Task: Collect each line of the entries that holds the string "this".

::::::::

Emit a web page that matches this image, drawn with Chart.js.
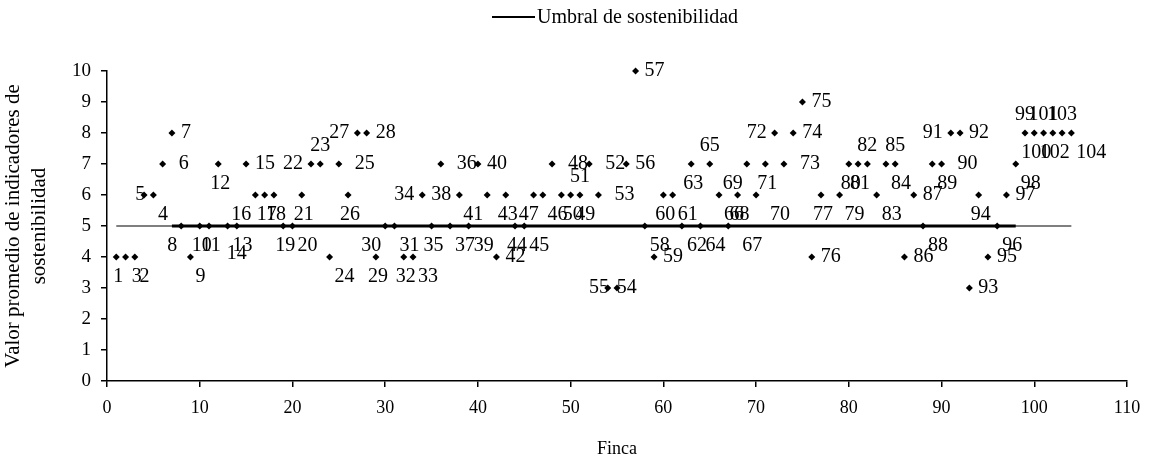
<!DOCTYPE html>
<html>
<head>
<meta charset="utf-8">
<title>Umbral de sostenibilidad</title>
<script src="https://cdn.jsdelivr.net/npm/chart.js@4.4.1/dist/chart.umd.min.js"></script>
<style>
  html, body { margin: 0; padding: 0; background: #fff; }
  #wrap { width: 1153px; height: 464px; }
</style>
</head>
<body>
<div id="wrap"><canvas id="chart" width="1153" height="464"></canvas></div>
<script>
// Finca numbers (78 does not appear in the picture)
const fincas = [1,2,3,4,5,6,7,8,9,10,11,12,13,14,15,16,17,18,19,20,
  21,22,23,24,25,26,27,28,29,30,31,32,33,34,35,36,37,38,39,40,
  41,42,43,44,45,46,47,48,49,50,51,52,53,54,55,56,57,58,59,60,
  61,62,63,64,65,66,67,68,69,70,71,72,73,74,75,76,77,79,80,
  81,82,83,84,85,86,87,88,89,90,91,92,93,94,95,96,97,98,99,100,
  101,102,103,104];

// Average value of sustainability indicators for each finca
const valores = [4,4,4,6,6,7,8,5,4,5,5,7,5,5,7,6,6,6,5,5,
  6,7,7,4,7,6,8,8,4,5,5,4,4,6,5,7,5,6,5,7,
  6,4,6,5,5,6,6,7,6,6,6,7,6,3,3,7,10,5,4,6,
  6,5,7,5,7,6,5,6,7,6,7,8,7,8,9,4,6,6,7,
  7,7,6,7,7,4,6,5,7,7,8,8,3,6,4,5,6,7,8,8,
  8,8,8,8];

const umbral = 5;
const umbralDesde = 1, umbralHasta = 104;

// where each point label sits relative to its marker
const defaultPlace = 'b';
const labelPlace = {
  2:'brr', 4:'brr', 5:'l', 6:'rr', 7:'r', 8:'bl', 9:'br', 13:'br', 14:'bb', 15:'r', 16:'bl',
  20:'br', 22:'l', 23:'a', 24:'br', 25:'rr', 27:'l', 28:'r', 30:'bl', 31:'br', 33:'br', 34:'l',
  36:'rr', 37:'br', 38:'l', 39:'br', 40:'r', 41:'bl', 42:'r', 45:'br', 46:'brr', 47:'bl',
  48:'rr', 49:'brr', 51:'a', 52:'rr', 53:'rr', 54:'r', 55:'l', 56:'r', 57:'r', 58:'br',
  59:'r', 61:'br', 62:'br', 64:'br', 65:'a', 66:'br', 67:'brr', 69:'bl', 70:'brr', 72:'l',
  73:'rr', 74:'r', 75:'r', 76:'r', 79:'br', 82:'a', 83:'br', 84:'br', 85:'a', 86:'r',
  87:'r', 88:'br', 89:'br', 90:'rr', 91:'l', 92:'r', 93:'r', 95:'r', 96:'br', 97:'r',
  98:'br', 99:'a', 101:'a', 103:'a', 104:'br'
};
const placeOffsets = {
  r:   { dx: 9,  dy: 0,   align: 'left' },
  rr:  { dx: 16, dy: 0,   align: 'left' },
  l:   { dx: -8, dy: 0,   align: 'right' },
  a:   { dx: 0,  dy: -18, align: 'center' },
  b:   { dx: 2,  dy: 20,  align: 'center' },
  bb:  { dx: 0,  dy: 28,  align: 'center' },
  br:  { dx: 5,  dy: 20,  align: 'left' },
  brr: { dx: 14, dy: 20,  align: 'left' },
  bl:  { dx: -4, dy: 20,  align: 'right' }
};

const FONT = '"Liberation Serif", "Times New Roman", serif';

const puntos = fincas.map((f, i) => ({ x: f, y: valores[i] }));

const pointLabels = {
  id: 'pointLabels',
  afterDatasetsDraw(chart) {
    const ctx = chart.ctx;
    const meta = chart.getDatasetMeta(0);
    ctx.save();
    ctx.font = '20px ' + FONT;
    ctx.fillStyle = '#000';
    ctx.textBaseline = 'middle';
    meta.data.forEach((el, i) => {
      const f = fincas[i];
      const o = placeOffsets[labelPlace[f] || defaultPlace];
      ctx.textAlign = o.align;
      ctx.fillText(String(f), el.x + o.dx, el.y + o.dy);
    });
    ctx.restore();
  }
};

const legendDraw = {
  id: 'legendDraw',
  afterDraw(chart) {
    const ctx = chart.ctx;
    ctx.save();
    ctx.strokeStyle = '#000';
    ctx.lineWidth = 2;
    ctx.beginPath();
    ctx.moveTo(492, 17);
    ctx.lineTo(535, 17);
    ctx.stroke();
    ctx.font = '20px ' + FONT;
    ctx.fillStyle = '#000';
    ctx.textAlign = 'left';
    ctx.textBaseline = 'middle';
    ctx.fillText('Umbral de sostenibilidad', 537, 18);
    ctx.restore();
  }
};

const ctx = document.getElementById('chart').getContext('2d');
new Chart(ctx, {
  type: 'scatter',
  data: {
    datasets: [
      {
        label: 'Fincas',
        data: puntos,
        pointStyle: 'rectRot',
        pointRadius: 3.5,
        backgroundColor: '#000',
        borderColor: '#000',
        borderWidth: 0,
        clip: false
      },
      {
        type: 'line',
        label: 'Umbral de sostenibilidad',
        data: [{ x: umbralDesde, y: umbral }, { x: umbralHasta, y: umbral }],
        borderColor: '#000',
        borderWidth: 1.2,
        pointRadius: 0,
        fill: false
      },
      {
        type: 'line',
        label: 'Umbral (tramo)',
        data: [{ x: 7, y: umbral }, { x: 98, y: umbral }],
        borderColor: '#000',
        borderWidth: 3,
        pointRadius: 0,
        fill: false
      }
    ]
  },
  options: {
    responsive: false,
    animation: false,
    layout: { padding: { top: 71, right: 26, left: 0, bottom: 0 } },
    plugins: {
      legend: { display: false },
      tooltip: { enabled: false }
    },
    scales: {
      x: {
        type: 'linear',
        min: 0,
        max: 110,
        afterFit(scale) { scale.height = 83; },
        grid: { display: true, drawOnChartArea: false, color: '#000', tickLength: 6, lineWidth: 1.5 },
        border: { color: '#000', width: 1.5 },
        ticks: { stepSize: 10, color: '#000', padding: 10, font: { family: FONT, size: 18 } },
        title: { display: true, text: 'Finca', color: '#000', padding: { top: 8 }, font: { family: FONT, size: 18 } }
      },
      y: {
        min: 0,
        max: 10,
        afterFit(scale) { scale.width = 107; },
        grid: { display: true, drawOnChartArea: false, color: '#000', tickLength: 6, lineWidth: 1.5 },
        border: { color: '#000', width: 1.5 },
        ticks: { stepSize: 1, color: '#000', padding: 10, font: { family: FONT, size: 19 } },
        title: {
          display: true,
          text: ['Valor promedio de indicadores de', 'sostenibilidad'],
          color: '#000',
          padding: { top: 0, bottom: 4 },
          font: { family: FONT, size: 21, lineHeight: 1.25 }
        }
      }
    }
  },
  plugins: [pointLabels, legendDraw]
});
</script>
</body>
</html>
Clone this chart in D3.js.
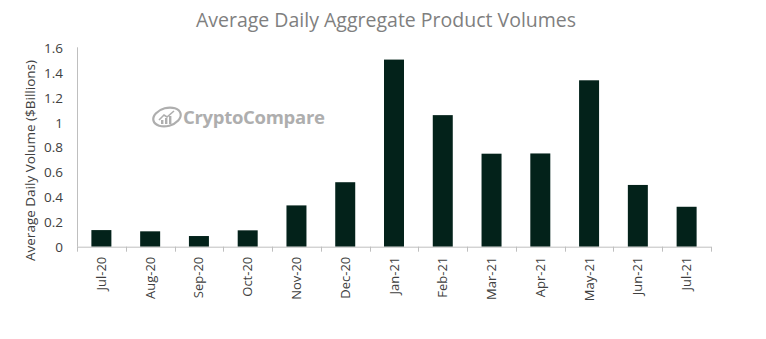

::::::::

The reply:
Emit a web page that matches this image, drawn with Chart.js.
Clone this chart in D3.js.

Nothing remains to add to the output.